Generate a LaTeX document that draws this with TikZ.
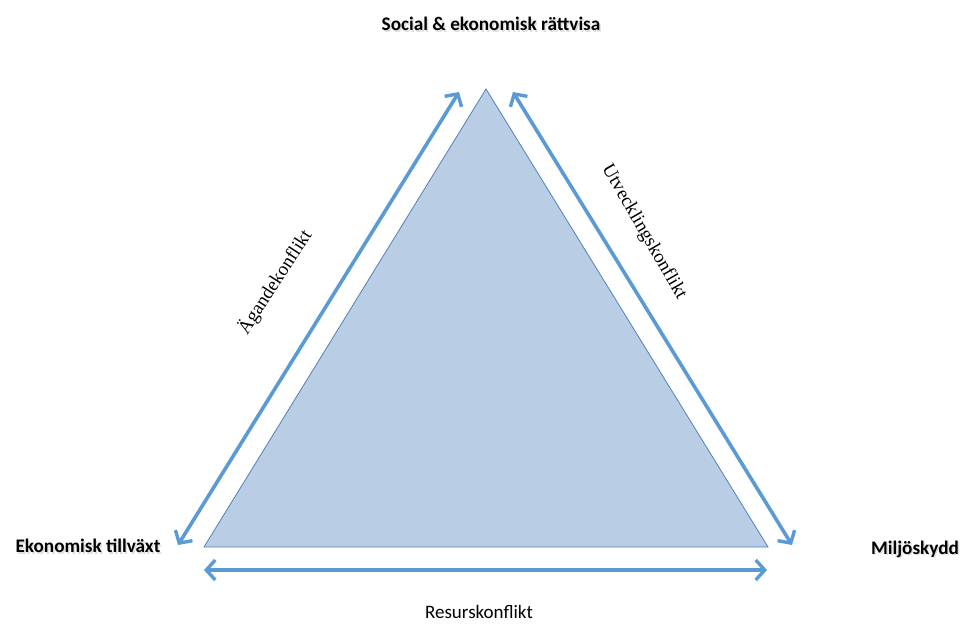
\documentclass[tikz,border=0pt]{standalone}
\usepackage{fontspec}
\setmainfont{Carlito}
\newfontfamily\serifrot{Liberation Serif}
\usetikzlibrary{arrows.meta}
\definecolor{arrowblue}{HTML}{5B9BD5}
\definecolor{trifill}{HTML}{B9CDE5}
\definecolor{triline}{HTML}{4F81BD}
\tikzset{
  conflictarrow/.style={draw=arrowblue, line width=3.6pt,
    {Straight Barb[length=9pt,width=20pt,line width=3.4pt]}-{Straight Barb[length=9pt,width=20pt,line width=3.4pt]}},
  cornerlabel/.style={font=\fontsize{19.2}{22}\selectfont\bfseries, text=black, inner sep=0pt},
  shadowlabel/.style={font=\fontsize{19.2}{22}\selectfont\bfseries, text=black!25, opacity=0.5, inner sep=0pt},
  sidelabel/.style={font=\serifrot\fontsize{19}{22}\selectfont, inner sep=0pt},
  baselabel/.style={font=\fontsize{19}{22}\selectfont, inner sep=0pt}
}
\begin{document}
\begin{tikzpicture}[x=1pt,y=-1pt]
\useasboundingbox (0,0) rectangle (972,632);
% triangle
\coordinate (apex) at (486,89);
\coordinate (bl) at (204,547);
\coordinate (br) at (768,547);
\draw[fill=trifill, draw=triline, line width=0.8pt] (apex) -- (bl) -- (br) -- cycle;
% arrow end points
\coordinate (la) at (178,545);
\coordinate (lb) at (459,92);
\coordinate (ra) at (513,92);
\coordinate (rb) at (792,545);
\coordinate (ba) at (204,570);
\coordinate (bb) at (767,570);
\draw[conflictarrow] (la) -- (lb);
\draw[conflictarrow] (ra) -- (rb);
\draw[conflictarrow] (ba) -- (bb);
% corner labels with shadow
\node[shadowlabel] at (492.5,25.5) {Social \& ekonomisk rättvisa};
\node[cornerlabel] (top) at (491,24) {Social \& ekonomisk rättvisa};
\node[shadowlabel] at (89.5,547.5) {Ekonomisk tillväxt};
\node[cornerlabel] (left) at (88,546) {Ekonomisk tillväxt};
\node[shadowlabel] at (916.5,550.5) {Miljöskydd};
\node[cornerlabel] (right) at (915,549) {Miljöskydd};
% side labels
\node[sidelabel, rotate=57] (own) at (275,282) {Ägandekonflikt};
\node[sidelabel, rotate=-60] (dev) at (644,232) {Utvecklingskonflikt};
\node[baselabel] (res) at (479,612) {Resurskonflikt};
\end{tikzpicture}
\end{document}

--------------------------------------------------

• Objective
Which lines of the material contain the string "with"? List each of them.

• Expected output
Generate a LaTeX document that draws this with TikZ.
% corner labels with shadow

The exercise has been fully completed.